The clearest illustration of the failure of racism = prejudice + power is if we turn to the institution that created racism as we know it: the Atlantic Slave Trade. In history, as in historical analysis, it is very important to avoid anachronism: one needs to understand the past on its own terms before introducing anything else. In this sense, if we decide that Slaver Joe decides to get into the slave trade way back when because he's racist, we need to think about what that means. People in the past may be dead and beyond return, but if we have bad ideas about why they did what they did, we don't actually understand what happened. A theory of behaviour needs to explain an entire set of behaviours, it can't just make sense of one event. If we treat racism as the explanation for proceedings, it becomes more than a little difficult to explain why slavers would marry daughters of their African contacts. But it is also the case that the existence of the Atlantic Slave Trade reinforced racist ideas once they developed, for instance it created the observation that Africans were inferior.* This is why historians typically describe racism as a modern phenomenon.

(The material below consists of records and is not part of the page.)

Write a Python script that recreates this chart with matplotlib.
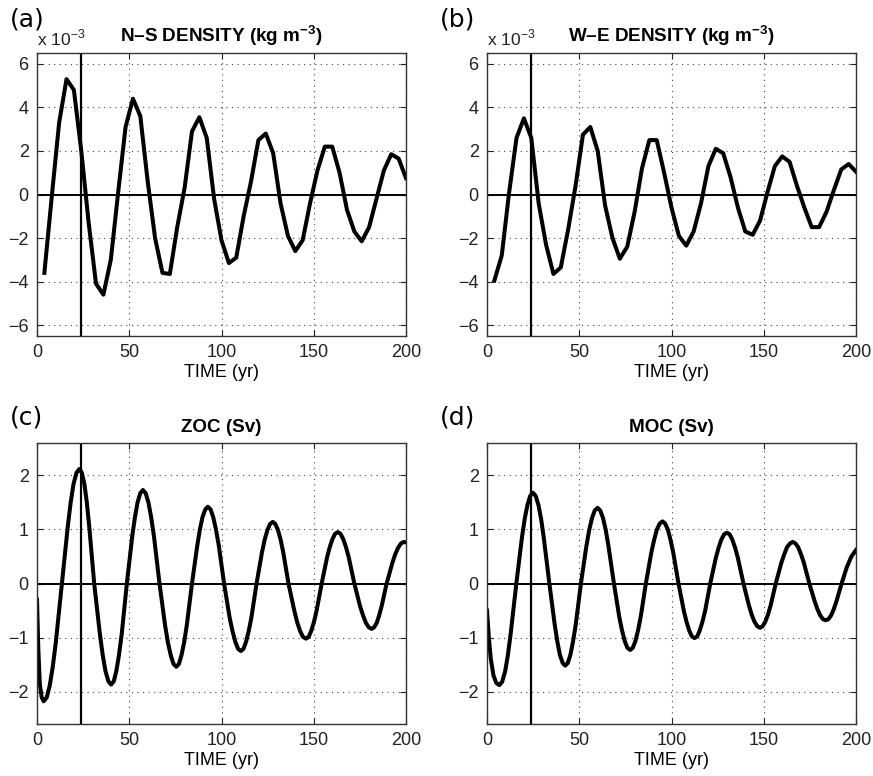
import numpy as np
import matplotlib
matplotlib.use("Agg")
import matplotlib.pyplot as plt

plt.rcParams["font.family"] = ["Liberation Sans", "DejaVu Sans"]
plt.rcParams["mathtext.fontset"] = "custom"
plt.rcParams["mathtext.rm"] = "Liberation Sans"
plt.rcParams["mathtext.bf"] = "Liberation Sans:bold"
plt.rcParams["axes.unicode_minus"] = True

# --- data (density every 4 yr, in units of 1e-3) ---
t_density = list(range(4, 201, 4))
ns_density = [-3.6, -0.1, 3.3, 5.3, 4.8, 2.0, -1.3, -4.1, -4.6, -3.0,
              0.1, 3.1, 4.4, 3.6, 0.6, -2.0, -3.6, -3.65, -1.5, 0.3,
              2.9, 3.55, 2.6, -0.2, -2.1, -3.15, -2.9, -1.0, 0.6, 2.5,
              2.8, 1.9, -0.4, -1.9, -2.6, -2.1, -0.4, 1.1, 2.2, 2.2,
              1.0, -0.7, -1.7, -2.15, -1.5, -0.2, 1.1, 1.85, 1.65, 0.75]
we_density = [-3.95, -2.8, 0.1, 2.6, 3.5, 2.6, -0.4, -2.3, -3.65, -3.35,
              -1.6, 0.4, 2.75, 3.1, 2.0, -0.5, -2.0, -2.95, -2.4, -0.8,
              1.2, 2.5, 2.5, 1.0, -0.6, -1.9, -2.35, -1.7, -0.4, 1.3,
              2.1, 1.9, 0.8, -0.6, -1.7, -1.85, -1.2, 0.1, 1.3, 1.75,
              1.5, 0.4, -0.6, -1.5, -1.5, -0.8, 0.2, 1.15, 1.4, 1.05]

# --- ZOC (Sv) ---
t_zoc = [0, 0.7, 1.5, 2.5, 3.6,
         5.25, 6.9, 8.55, 10.2, 13.5,
         16.7, 18.25, 19.8, 21.4, 23,
         24.3, 25.7, 27.0, 28.3, 31,
         34.1, 35.6, 37.1, 38.7, 40.2,
         41.6, 43.0, 44.45, 45.9, 48.7,
         51.6, 53.05, 54.5, 55.95, 57.4,
         58.9, 60.4, 61.9, 63.4, 66.4,
         69.4, 70.95, 72.5, 74.0, 75.5,
         76.9, 78.3, 79.75, 81.2, 84,
         86.9, 88.3, 89.7, 91.2, 92.6,
         94.1, 95.5, 97.0, 98.5, 101.4,
         104.4, 105.95, 107.5, 109.0, 110.5,
         111.9, 113.3, 114.75, 116.2, 119,
         121.9, 123.4, 124.9, 126.3, 127.8,
         129.2, 130.6, 132.05, 133.5, 136.3,
         139.5, 141.05, 142.6, 144.2, 145.8,
         147.2, 148.6, 150.05, 151.5, 154.3,
         157.2, 158.65, 160.1, 161.55, 163,
         164.5, 166, 167.5, 169, 172,
         175.1, 176.7, 178.3, 179.8, 181.4,
         182.75, 184.1, 185.45, 186.8, 189.5,
         192.6, 194.15, 195.7, 197.25, 198.8, 200]
zoc = [-0.3, -1.2, -1.85, -2.1, -2.18,
       -2.11, -1.89, -1.54, -1.09, 0,
       1.06, 1.50, 1.84, 2.05, 2.12,
       2.05, 1.84, 1.50, 1.06, 0,
       -0.94, -1.32, -1.62, -1.81, -1.87,
       -1.81, -1.62, -1.32, -0.94, 0,
       0.87, 1.22, 1.50, 1.67, 1.73,
       1.67, 1.50, 1.22, 0.87, 0,
       -0.77, -1.09, -1.33, -1.49, -1.54,
       -1.49, -1.33, -1.09, -0.77, 0,
       0.71, 1.0, 1.23, 1.37, 1.42,
       1.37, 1.23, 1.0, 0.71, 0,
       -0.63, -0.88, -1.08, -1.21, -1.25,
       -1.21, -1.08, -0.88, -0.63, 0,
       0.57, 0.81, 0.99, 1.10, 1.14,
       1.10, 0.99, 0.81, 0.57, 0,
       -0.51, -0.72, -0.88, -0.99, -1.02,
       -0.99, -0.88, -0.72, -0.51, 0,
       0.48, 0.67, 0.82, 0.92, 0.95,
       0.92, 0.82, 0.67, 0.48, 0,
       -0.42, -0.59, -0.73, -0.81, -0.84,
       -0.81, -0.73, -0.59, -0.42, 0,
       0.38, 0.54, 0.66, 0.74, 0.77, 0.76]

# --- MOC (Sv) ---
t_moc = [0, 1, 2, 3.5, 5, 6.7,
         8.2, 9.8, 11.3, 12.8, 15.9,
         18.9, 20.4, 21.9, 23.4, 24.9,
         26.4, 27.9, 29.35, 30.8, 33.8,
         36.7, 38.1, 39.5, 41.0, 42.4,
         43.8, 45.2, 46.65, 48.1, 50.9,
         53.9, 55.4, 56.9, 58.4, 59.9,
         61.4, 62.9, 64.35, 65.8, 68.8,
         71.7, 73.2, 74.7, 76.1, 77.6,
         79.0, 80.4, 81.85, 83.3, 86.1,
         89.1, 90.6, 92.1, 93.6, 95.1,
         96.55, 98.0, 99.45, 100.9, 103.8,
         106.7, 108.15, 109.6, 111.05, 112.5,
         113.9, 115.3, 116.75, 118.2, 121,
         124, 125.5, 127, 128.5, 130,
         131.5, 133, 134.5, 136, 139,
         142, 143.5, 145, 146.5, 148,
         149.4, 150.8, 152.25, 153.7, 156.5,
         159.6, 161.1, 162.6, 164.2, 165.7,
         167.2, 168.7, 170.2, 171.7, 174.7,
         177.7, 179.15, 180.6, 182.1, 183.6,
         185.05, 186.5, 187.9, 189.3, 192.2,
         195, 197.5, 200]
moc = [-0.5, -1.0, -1.38, -1.7, -1.84, -1.88,
       -1.82, -1.63, -1.33, -0.94, 0,
       0.84, 1.19, 1.45, 1.62, 1.68,
       1.62, 1.45, 1.19, 0.84, 0,
       -0.76, -1.07, -1.32, -1.47, -1.52,
       -1.47, -1.32, -1.07, -0.76, 0,
       0.70, 0.99, 1.21, 1.35, 1.40,
       1.35, 1.21, 0.99, 0.70, 0,
       -0.62, -0.87, -1.07, -1.19, -1.23,
       -1.19, -1.07, -0.87, -0.62, 0,
       0.58, 0.81, 1.0, 1.11, 1.15,
       1.11, 1.0, 0.81, 0.58, 0,
       -0.51, -0.71, -0.87, -0.98, -1.01,
       -0.98, -0.87, -0.71, -0.51, 0,
       0.47, 0.66, 0.81, 0.91, 0.94,
       0.91, 0.81, 0.66, 0.47, 0,
       -0.41, -0.58, -0.71, -0.79, -0.82,
       -0.79, -0.71, -0.58, -0.41, 0,
       0.39, 0.54, 0.67, 0.74, 0.77,
       0.74, 0.67, 0.54, 0.39, 0,
       -0.34, -0.48, -0.59, -0.66, -0.68,
       -0.66, -0.59, -0.48, -0.34, 0,
       0.3, 0.5, 0.62]

marker_year = 24

W, H = 873, 776
fig = plt.figure(figsize=(W / 100, H / 100), dpi=100)


def px_axes(left, top, right, bottom):
    return fig.add_axes([left / W, 1 - bottom / H, (right - left) / W, (bottom - top) / H])


def style_panel(ax, ylim, yticks, title):
    ax.set_xlim(0, 200)
    ax.set_ylim(*ylim)
    ax.set_xticks([0, 50, 100, 150, 200])
    ax.set_yticks(yticks)
    ax.grid(True, color="#444444", linestyle=(0, (1, 4)), linewidth=0.8)
    ax.tick_params(direction="in", length=4, width=0.8, labelsize=13,
                   top=True, right=True, pad=6, colors="#222222")
    for sp in ax.spines.values():
        sp.set_linewidth(1.0)
        sp.set_color("#333333")
    ax.axhline(0, color="k", linewidth=1.4)
    ax.axvline(marker_year, color="k", linewidth=1.6)
    ax.set_xlabel("TIME (yr)", fontsize=13, labelpad=2)
    ax.set_title(title, fontsize=13.6, fontweight="bold", pad=8)


panels = [
    ("(a)", (37, 53, 406, 336), t_density, ns_density, "top",
     r"N–S DENSITY (kg m$^{\mathbf{-3}}$)"),
    ("(b)", (487, 53, 856, 336), t_density, we_density, "top",
     r"W–E DENSITY (kg m$^{\mathbf{-3}}$)"),
    ("(c)", (37, 443, 406, 724), t_zoc, zoc, "bottom", "ZOC (Sv)"),
    ("(d)", (487, 443, 856, 724), t_moc, moc, "bottom", "MOC (Sv)"),
]

for letter, box, tx, vals, row, title in panels:
    ax = px_axes(*box)
    ax.plot(tx, vals, color="k", linewidth=2.9, solid_joinstyle="round")
    if row == "top":
        style_panel(ax, (-6.5, 6.5), [-6, -4, -2, 0, 2, 4, 6], title)
        ax.text(0, 1.018, r"x 10$^{-3}$", transform=ax.transAxes,
                fontsize=12.5, ha="left", va="bottom", color="#222222")
    else:
        style_panel(ax, (-2.6, 2.6), [-2, -1, 0, 1, 2], title)
    lx = box[0] - 27 if box[0] < 100 else box[0] - 47
    ly = box[1] - 33 if row == "top" else box[1] - 26
    fig.text(lx / W, 1 - ly / H, letter, fontsize=18, ha="left", va="center",
             family="DejaVu Sans")

fig.savefig("out.png", dpi=100)
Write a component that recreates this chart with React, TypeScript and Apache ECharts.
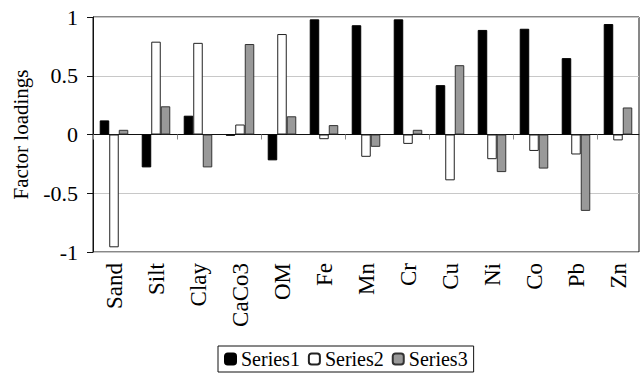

Racism isn't a particularly pleasant part of contemporary society, but if we want to be able to do something about it and understand how it helped create the present we occupy, we need to be able to use conceptions of slavery that allow us to do so. The truth is simply that racism = prejudice + power does not allow us to do that and we must always confront those who suggest that it does. But more than that, we need to be aware of why it fails... and it fails because minorities can have agency in society and can influence opinions, it fails because it doesn't do anything more than racism = prejudice and makes it harder to confront and dispel prejudice. It fails, and please don't let it become popular.
*Data, that is facts, do not speak for themselves.